— SET EXERCISE —
Answer with nothing but a number: how many lines include the word "this"?

— MATERIALS PROVIDED —
-- START --

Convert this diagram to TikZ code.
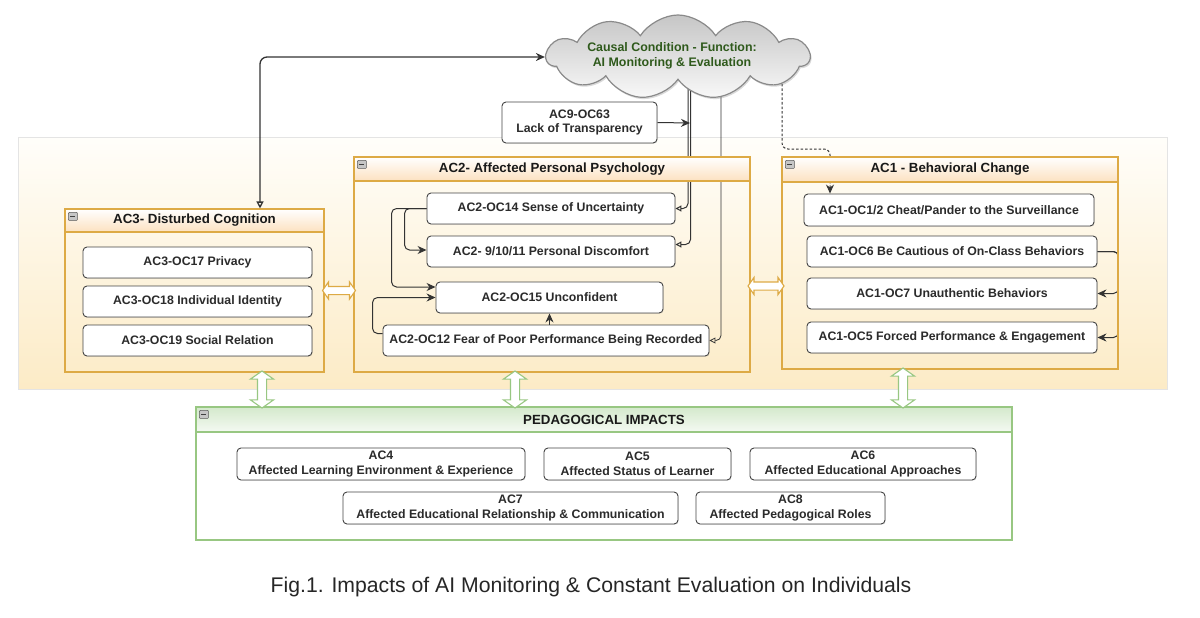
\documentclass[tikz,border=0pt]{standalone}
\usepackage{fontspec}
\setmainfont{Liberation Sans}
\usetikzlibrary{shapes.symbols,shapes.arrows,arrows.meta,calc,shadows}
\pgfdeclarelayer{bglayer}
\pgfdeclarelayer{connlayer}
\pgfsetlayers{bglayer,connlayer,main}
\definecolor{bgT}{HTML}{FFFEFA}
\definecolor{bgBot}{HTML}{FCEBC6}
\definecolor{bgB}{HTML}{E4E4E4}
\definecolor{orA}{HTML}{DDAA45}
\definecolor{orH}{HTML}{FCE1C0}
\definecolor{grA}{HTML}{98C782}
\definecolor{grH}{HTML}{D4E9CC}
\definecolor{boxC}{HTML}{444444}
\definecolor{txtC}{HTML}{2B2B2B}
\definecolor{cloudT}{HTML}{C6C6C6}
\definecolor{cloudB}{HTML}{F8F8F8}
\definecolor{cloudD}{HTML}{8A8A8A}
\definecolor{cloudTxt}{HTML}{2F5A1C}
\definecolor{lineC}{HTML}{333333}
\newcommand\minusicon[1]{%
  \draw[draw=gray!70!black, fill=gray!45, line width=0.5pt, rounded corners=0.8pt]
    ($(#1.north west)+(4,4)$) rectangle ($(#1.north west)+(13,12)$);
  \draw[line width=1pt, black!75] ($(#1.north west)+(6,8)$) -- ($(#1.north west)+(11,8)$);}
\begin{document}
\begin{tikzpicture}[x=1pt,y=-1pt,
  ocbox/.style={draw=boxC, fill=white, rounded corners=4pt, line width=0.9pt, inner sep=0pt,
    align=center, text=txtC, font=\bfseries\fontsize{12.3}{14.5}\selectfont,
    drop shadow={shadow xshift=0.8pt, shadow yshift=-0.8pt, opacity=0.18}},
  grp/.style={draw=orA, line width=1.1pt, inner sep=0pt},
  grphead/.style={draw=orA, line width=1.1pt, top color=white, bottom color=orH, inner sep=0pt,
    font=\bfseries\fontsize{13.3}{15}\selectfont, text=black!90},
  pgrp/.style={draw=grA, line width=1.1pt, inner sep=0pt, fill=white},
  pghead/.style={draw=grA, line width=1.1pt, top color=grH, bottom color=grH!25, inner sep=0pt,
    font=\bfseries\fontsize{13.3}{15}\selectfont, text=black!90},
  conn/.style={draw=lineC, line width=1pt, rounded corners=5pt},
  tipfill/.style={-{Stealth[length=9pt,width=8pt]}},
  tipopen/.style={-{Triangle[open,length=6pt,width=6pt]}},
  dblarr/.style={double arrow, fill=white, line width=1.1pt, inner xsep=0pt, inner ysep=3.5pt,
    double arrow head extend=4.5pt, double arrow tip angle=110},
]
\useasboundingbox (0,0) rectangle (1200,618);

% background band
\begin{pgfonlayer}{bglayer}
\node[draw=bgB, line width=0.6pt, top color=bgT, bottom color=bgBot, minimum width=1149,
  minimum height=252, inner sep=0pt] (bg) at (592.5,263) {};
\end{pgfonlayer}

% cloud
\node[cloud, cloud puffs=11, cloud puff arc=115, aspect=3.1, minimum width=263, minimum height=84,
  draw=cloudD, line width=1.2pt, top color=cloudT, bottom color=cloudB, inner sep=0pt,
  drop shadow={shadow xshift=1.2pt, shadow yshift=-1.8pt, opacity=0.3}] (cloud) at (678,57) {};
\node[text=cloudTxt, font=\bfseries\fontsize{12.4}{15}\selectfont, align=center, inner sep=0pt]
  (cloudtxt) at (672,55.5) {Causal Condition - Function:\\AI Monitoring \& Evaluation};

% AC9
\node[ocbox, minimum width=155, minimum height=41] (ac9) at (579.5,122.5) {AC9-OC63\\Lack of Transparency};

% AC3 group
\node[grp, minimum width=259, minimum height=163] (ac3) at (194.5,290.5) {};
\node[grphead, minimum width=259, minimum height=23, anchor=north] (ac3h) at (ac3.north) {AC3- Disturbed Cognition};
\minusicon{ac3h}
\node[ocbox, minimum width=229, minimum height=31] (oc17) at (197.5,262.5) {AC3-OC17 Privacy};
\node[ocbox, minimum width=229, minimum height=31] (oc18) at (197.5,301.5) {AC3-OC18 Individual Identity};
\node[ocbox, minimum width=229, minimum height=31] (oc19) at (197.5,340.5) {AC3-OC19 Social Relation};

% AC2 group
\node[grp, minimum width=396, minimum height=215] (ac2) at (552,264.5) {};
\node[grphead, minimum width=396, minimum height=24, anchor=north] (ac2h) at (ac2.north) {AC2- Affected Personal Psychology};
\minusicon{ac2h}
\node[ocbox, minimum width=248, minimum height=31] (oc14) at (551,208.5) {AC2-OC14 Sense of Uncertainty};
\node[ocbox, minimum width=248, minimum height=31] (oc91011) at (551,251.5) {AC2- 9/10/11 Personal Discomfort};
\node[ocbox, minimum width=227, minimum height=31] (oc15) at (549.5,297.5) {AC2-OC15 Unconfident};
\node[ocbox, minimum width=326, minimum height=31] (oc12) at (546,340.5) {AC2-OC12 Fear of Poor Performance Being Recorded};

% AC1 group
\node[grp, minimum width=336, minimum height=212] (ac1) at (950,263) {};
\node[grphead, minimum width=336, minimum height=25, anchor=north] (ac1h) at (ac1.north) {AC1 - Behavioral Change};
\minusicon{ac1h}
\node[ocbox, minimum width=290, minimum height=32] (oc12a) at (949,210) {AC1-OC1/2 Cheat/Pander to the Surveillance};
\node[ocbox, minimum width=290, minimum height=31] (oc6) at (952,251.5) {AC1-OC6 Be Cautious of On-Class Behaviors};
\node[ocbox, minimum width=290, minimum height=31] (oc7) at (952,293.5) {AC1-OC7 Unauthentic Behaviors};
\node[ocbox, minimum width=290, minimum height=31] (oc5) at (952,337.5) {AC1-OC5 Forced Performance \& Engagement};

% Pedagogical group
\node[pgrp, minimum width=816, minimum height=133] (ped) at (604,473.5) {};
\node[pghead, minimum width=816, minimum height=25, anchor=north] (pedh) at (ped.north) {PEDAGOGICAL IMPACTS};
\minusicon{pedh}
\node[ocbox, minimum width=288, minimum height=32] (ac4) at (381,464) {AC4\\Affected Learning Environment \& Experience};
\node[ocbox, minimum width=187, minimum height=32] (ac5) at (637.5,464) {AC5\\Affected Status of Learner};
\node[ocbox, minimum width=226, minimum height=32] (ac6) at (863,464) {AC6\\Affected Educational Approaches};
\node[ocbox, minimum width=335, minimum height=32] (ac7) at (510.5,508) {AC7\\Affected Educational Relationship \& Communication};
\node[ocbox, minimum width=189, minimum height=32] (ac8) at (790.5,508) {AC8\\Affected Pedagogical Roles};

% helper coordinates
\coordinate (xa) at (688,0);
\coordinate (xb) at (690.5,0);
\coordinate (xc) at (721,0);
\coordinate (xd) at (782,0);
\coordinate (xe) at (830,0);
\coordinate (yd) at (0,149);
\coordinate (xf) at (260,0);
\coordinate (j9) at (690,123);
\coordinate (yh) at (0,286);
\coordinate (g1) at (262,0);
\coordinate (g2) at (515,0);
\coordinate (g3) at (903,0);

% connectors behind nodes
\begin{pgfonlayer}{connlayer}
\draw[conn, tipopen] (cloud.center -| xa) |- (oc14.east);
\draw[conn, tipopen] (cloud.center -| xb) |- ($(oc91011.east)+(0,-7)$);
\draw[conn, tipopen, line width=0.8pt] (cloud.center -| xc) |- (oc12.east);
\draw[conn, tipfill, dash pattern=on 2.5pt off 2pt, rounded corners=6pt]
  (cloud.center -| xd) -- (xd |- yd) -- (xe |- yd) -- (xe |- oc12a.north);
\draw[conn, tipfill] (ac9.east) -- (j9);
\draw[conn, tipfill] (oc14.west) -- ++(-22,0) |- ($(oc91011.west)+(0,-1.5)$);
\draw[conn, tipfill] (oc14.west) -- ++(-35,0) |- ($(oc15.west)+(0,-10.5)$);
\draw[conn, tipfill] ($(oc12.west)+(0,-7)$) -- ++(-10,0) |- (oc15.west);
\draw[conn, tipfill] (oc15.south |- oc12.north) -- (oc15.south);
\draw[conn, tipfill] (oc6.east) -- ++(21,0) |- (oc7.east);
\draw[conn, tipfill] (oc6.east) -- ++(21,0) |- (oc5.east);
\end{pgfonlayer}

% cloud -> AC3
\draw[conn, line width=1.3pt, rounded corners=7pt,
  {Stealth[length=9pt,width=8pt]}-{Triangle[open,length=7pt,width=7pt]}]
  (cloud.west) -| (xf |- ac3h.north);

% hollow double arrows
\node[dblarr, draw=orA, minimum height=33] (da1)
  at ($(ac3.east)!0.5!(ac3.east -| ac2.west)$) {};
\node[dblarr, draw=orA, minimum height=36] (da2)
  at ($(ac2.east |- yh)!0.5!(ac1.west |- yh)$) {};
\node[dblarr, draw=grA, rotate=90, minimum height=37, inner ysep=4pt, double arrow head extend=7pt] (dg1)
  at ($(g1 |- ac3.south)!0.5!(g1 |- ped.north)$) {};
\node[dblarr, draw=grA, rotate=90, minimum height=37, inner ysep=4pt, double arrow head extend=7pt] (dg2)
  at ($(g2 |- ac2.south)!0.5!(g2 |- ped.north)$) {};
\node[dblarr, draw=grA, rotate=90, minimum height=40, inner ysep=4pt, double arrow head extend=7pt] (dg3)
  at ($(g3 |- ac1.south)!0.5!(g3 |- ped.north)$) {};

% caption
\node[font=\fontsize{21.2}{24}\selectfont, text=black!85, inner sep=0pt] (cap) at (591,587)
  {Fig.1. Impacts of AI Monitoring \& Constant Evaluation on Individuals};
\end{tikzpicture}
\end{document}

-- END --
-- START --

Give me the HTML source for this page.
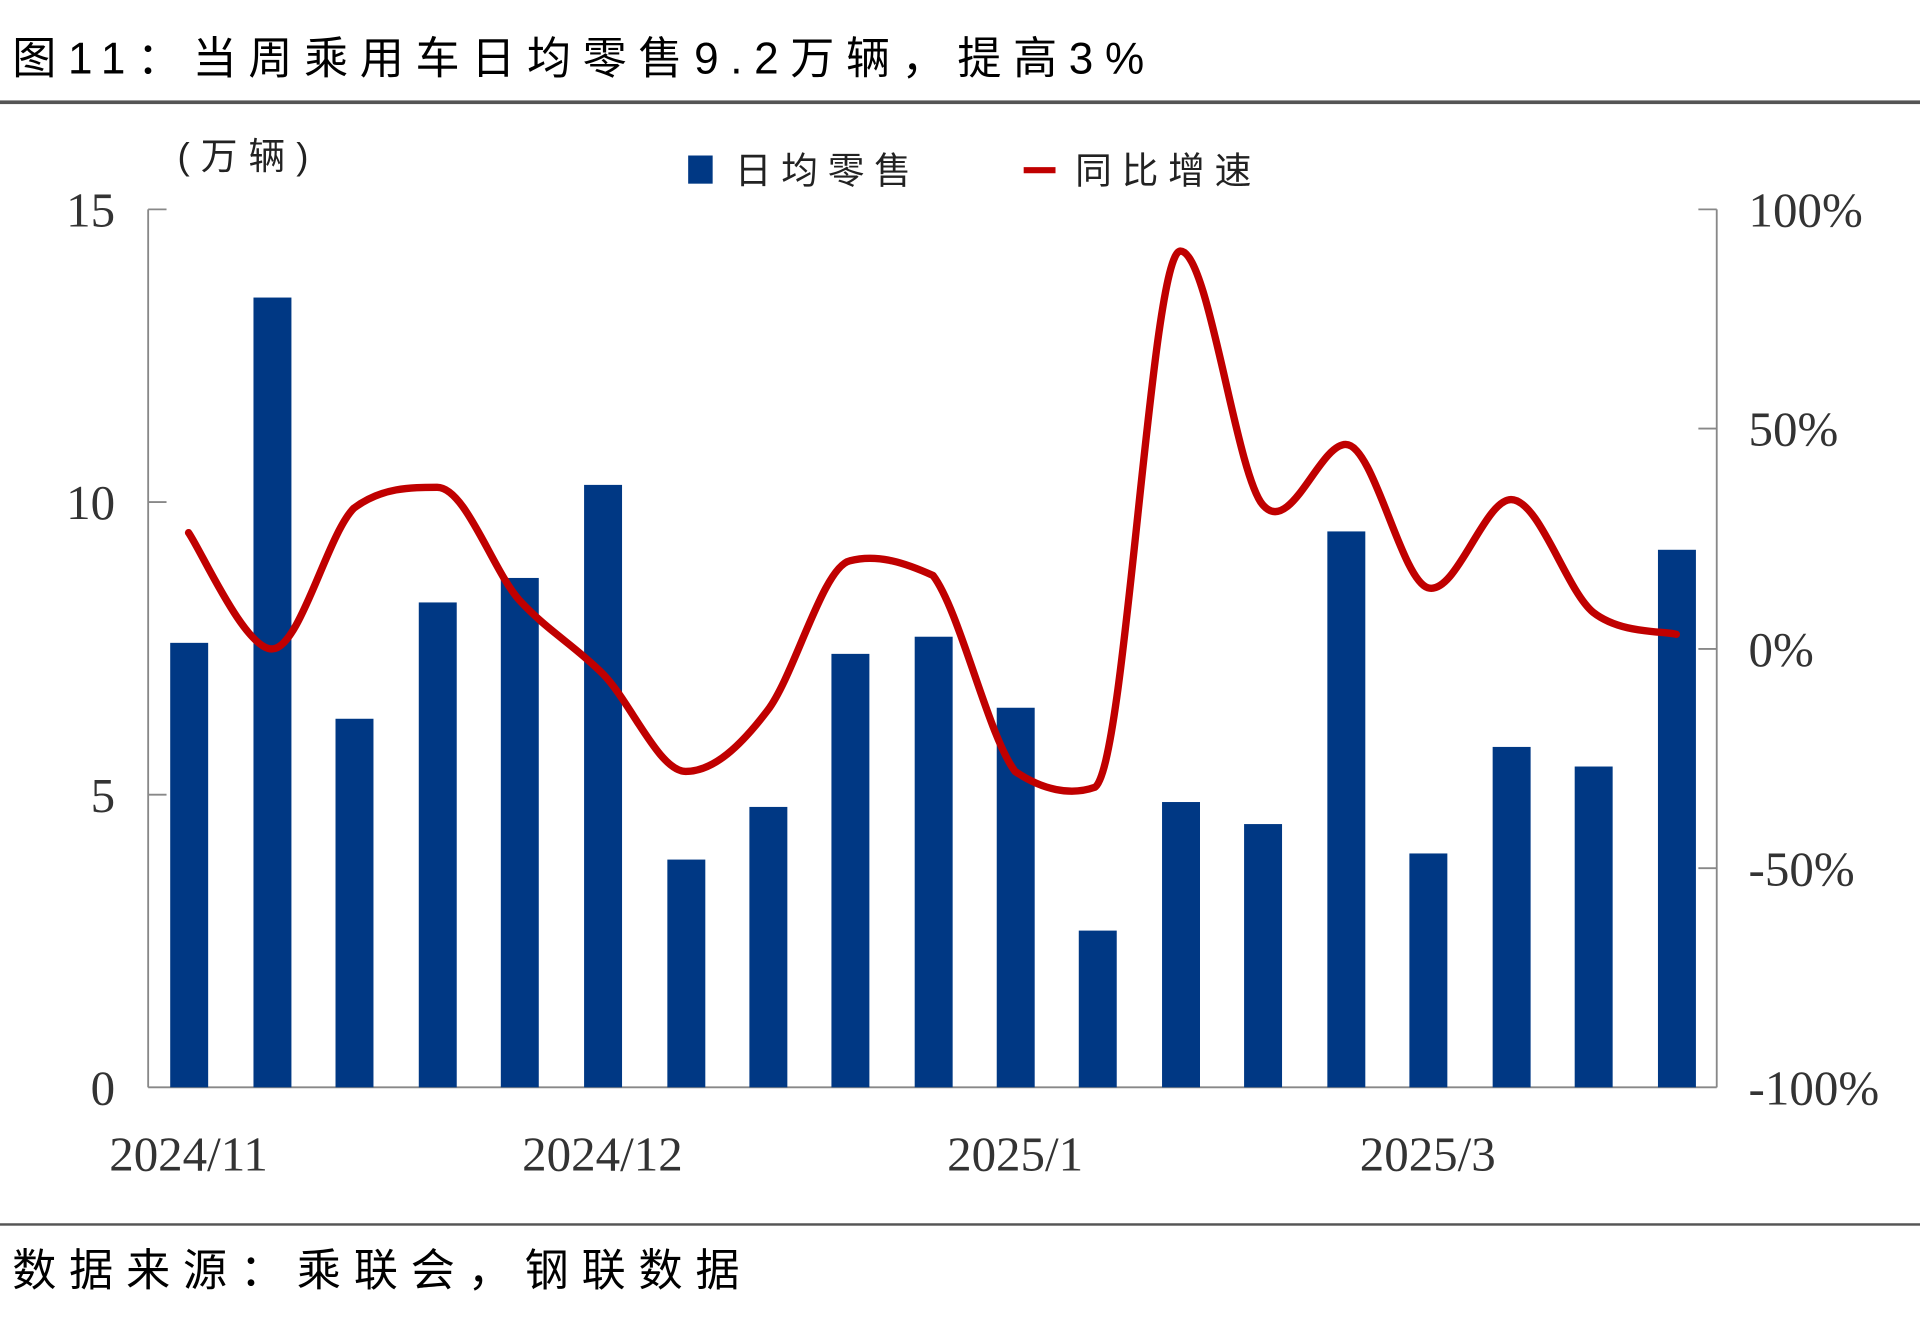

-- END --

— ANSWER FOR THE TASK —
2